Avoid These 5 Costly Last-Minute Tax-Filing Mistakes

Marcy Tolkoff, JD


March 12, 2019

In This Article

Avoid These 5 Tax-Filing Mistakes

Tax time. "It's the most wonderful time of the year," said no one ever.

But, like death, it's unavoidable, so it's wise to make the process if not profitable then at least as painless as possible. To help you sidestep some all-too-common and potentially costly errors, we have asked tax experts to describe some of the common tax mistakes that physicians may make.

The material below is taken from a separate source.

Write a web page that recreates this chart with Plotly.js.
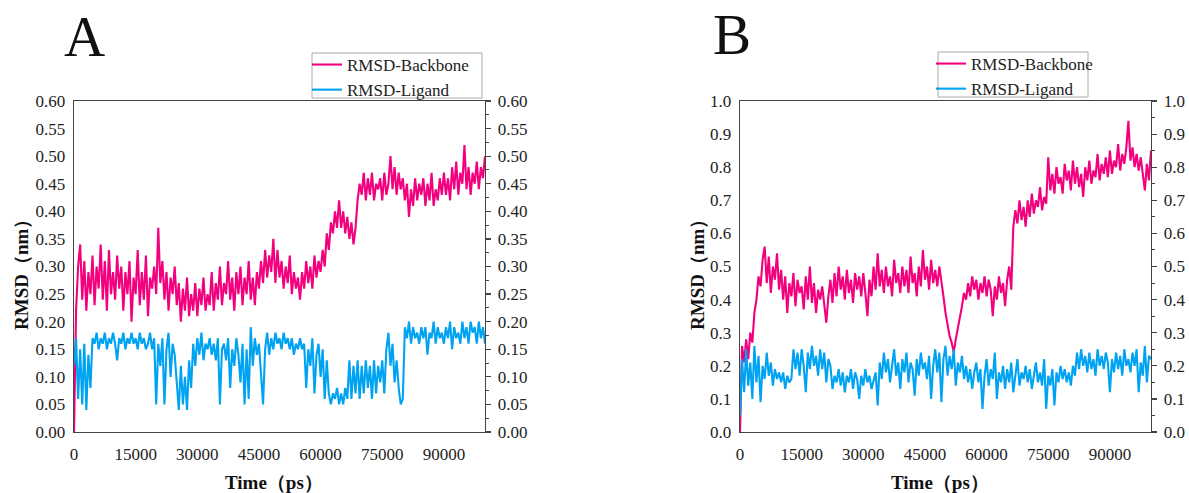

Here are the five mistakes you want to avoid:

1. Passing up the chance to be a tax-smart saver

With just weeks or even days to go by the time you put "pencil to paper," the time will have passed for tax savings related to selling stock at a loss to offset your modified adjusted gross income (MAGI) or making charitable donations to increase your itemized deductions for 2018. However—perhaps because he knows it's good for you—Uncle Sam gives you until the last minute of April 15 to contribute up to $5500 (or $6500 if you turned 50 or older last year) to an individual retirement account (IRA) for 2018.

"The ability to reduce your taxable income through contributions to traditional IRAs is a greatly underutilized opportunity," says Ramon Vasquez, senior tax analyst at Block Advisors, a division of the national tax prep firm H&R Block that is geared toward small business owners. These contributions may be deductible from your taxable income if you don't have a qualified retirement plan through your employer (or you do but do not exceed the income limits).

Vasquez says, "I'm a strong proponent of IRAs, both for self-employed and wage-earning taxpayers, but people sometimes overlook them until you do the math and show how much it can save," adding, "If it makes dollars, it makes sense."

2. Overlooking tax-saving opportunities

The ability to deduct certain expenses from your taxable income was altered with the Tax Cuts and Jobs Act that went into effect for the 2018 tax year. A number of deductions that one could itemize, such as unreimbursed employee business expenses, are no longer available. So for many—25 million taxpayers, the Tax Policy Center estimates—the now-doubled standard deduction ($24,000 for married couples filing jointly or $12,000 for single filers) may be preferable.

To even consider itemizing, however, you must be able to provide proof that you incurred the expenses. Keeping good records—with checks, credit card statements, or letters of acknowledgment—is what's important, whether you track them in a spreadsheet, a phone app, or stuff them into a shoe box, according to Vasquez, who has seen it all.

"Get into the habit of saving paperwork, such as bills showing payment of uninsured medical expenses, statements supporting mortgage interest payments, and charitable contributions, where acknowledgment letters are required for donations of $250 or more," he advises. "Once people correlate the practice of keeping records to saving, it encourages this best practice behavior."

Often overlooked by itemizers, Vasquez says, are personal property taxes for vehicle registration (both yours and those of your spouse and dependent children), recreational vehicles, and watercraft.

Also, the standard home office deduction is still available, but only for the self-employed, who can deduct $5 per square feet of home used for business up to maximum of 300 square feet. And if you have student loan debt, remember that interest is an "above the line" item, meaning it's deductible whether you itemize or not.